The surprise came when they observed macrophages. Although the amount of PU.1 in the cells increased when the stem cells became macrophages, the researchers saw no change in the rate of PU.1 synthesis.
So where was the increase coming from? Upon investigation, the researchers observed that cells increased their PU.1 levels simply by slowing down their rate of division. With fewer cells being produced as the rate of PU.1 production marched steadily on, higher levels of the PU.1 protein were able to accumulate in the cells. Indeed, by slowing down the cell cycle, the researchers found that they could raise PU.1 levels enough to prompt the generation of macrophages. This result suggested that a different type of positive feedback loop might be responsible for the decisive final increase in PU.1 levels during macrophage differentiation.
"This work shows the amazing power of movies of individual cells in deciphering the dynamics of gene circuits," says Elowitz, who is a professor of biology and bioengineering at Caltech and an investigator with the Howard Hughes Medical Institute. "Just by following how the amount of PU.1 protein changed over time in a single cell, one can see directly that cells use a very different kind of feedback architecture than we usually associate with cellular differentiation."
To test what kind of positive feedback loop might control these events, the researchers forced cells to express extra PU.1, and measured its effect on the cells' own PU.1. They found that the extra PU.1 did not boost the cell's own PU.1 synthesis rate any further, but instead slowed the rate of cell division, causing PU.1 to accumulate to higher levels in the cells--an effect that slowed the cell cycle further.
"The key to this mechanism is that PU.1 is a very stable protein," says Rothenberg, the Albert Billings Ruddock Professor of Biology at Caltech. "Its central role in blood cell development has come from the fact that it collaborates with different regulatory protein partners to guide stem cells to make different cell types. We've known for some time that the exact ratios between PU.1 and its partners are important in these decisions, but it has been hard to see how the cells can manage to control the balance between so many of these different regulators with such precision. The beauty of this mechanism is that this ratio can be controlled simply by altering cell-cycle length. This shows us a new tool that factors like PU.1 and its collaborators can use to guide stem cells into precise developmental paths."
The team also used mathematical modeling to test the properties of a feedback loop that relies on the length of the cell cycle.
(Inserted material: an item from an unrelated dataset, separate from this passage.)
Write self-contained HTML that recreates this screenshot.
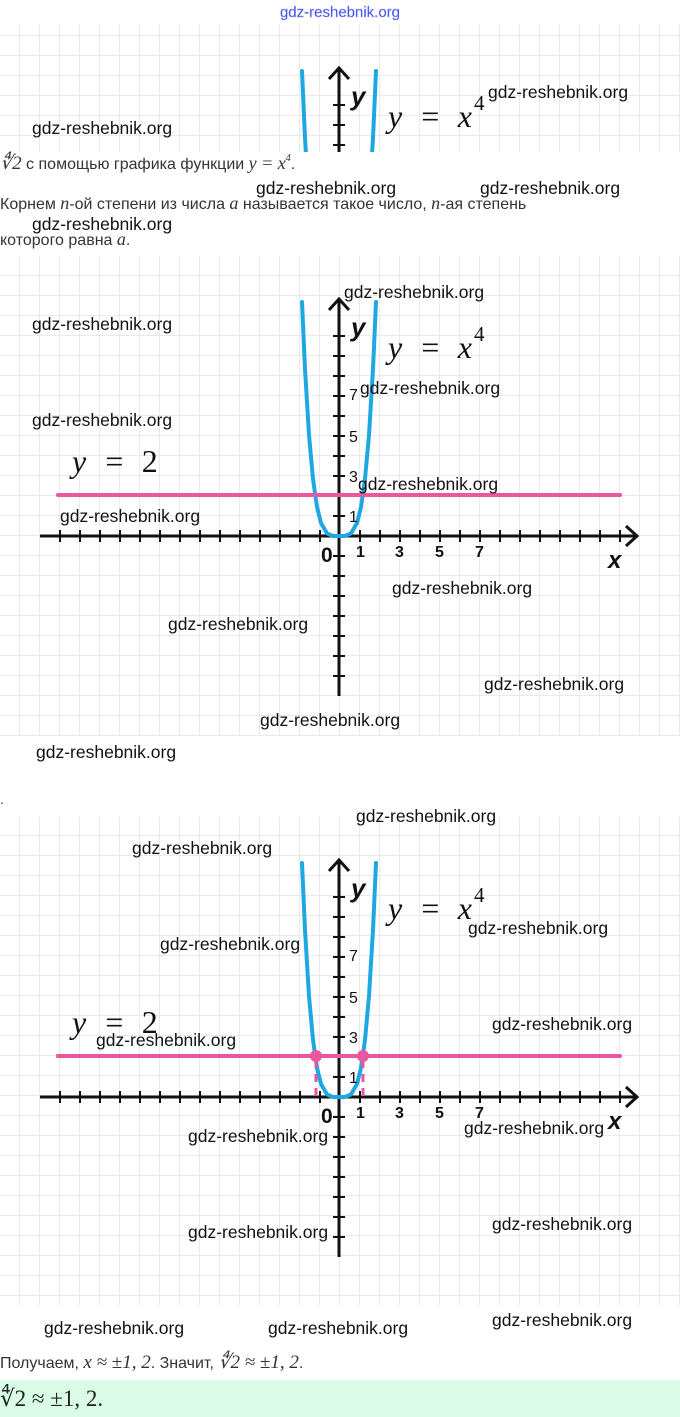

They were able to show that a system that incorporated both the new loop and the PU.1-production feedback loop was able to account for three distinct levels of PU.1--one corresponding to B cells, one to progenitor cells, and one to macrophages.
"That was a proof-of-principle that this type of architecture can work," Kueh says. "The modeling will also help us to generate predictions for future studies."
In addition to Kueh, Elowitz, and Rothenberg, the paper, titled "Positive feedback between PU.1 and the cell cycle controls myeloid differentiation," is also coauthored by Ameya Champhekar, a postdoctoral scholar at Caltech, and Stephen Nutt, head of the Division of Molecular Immunology at the Walter and Eliza Hall Institute of Medical Research in Parkville, Victoria, Australia. The work was supported by a CRI Irvington Postdoctoral Fellowship, an Australian Research Council Future Fellowship, the Victorian State Government Operational Infrastructure Support, the National Health and Medical Research Council of Australia, the National Institutes of Health, the Albert Billings Ruddock Professorship, the Al Sherman Foundation, and the Louis A. Garfinkle Memorial Laboratory Fund.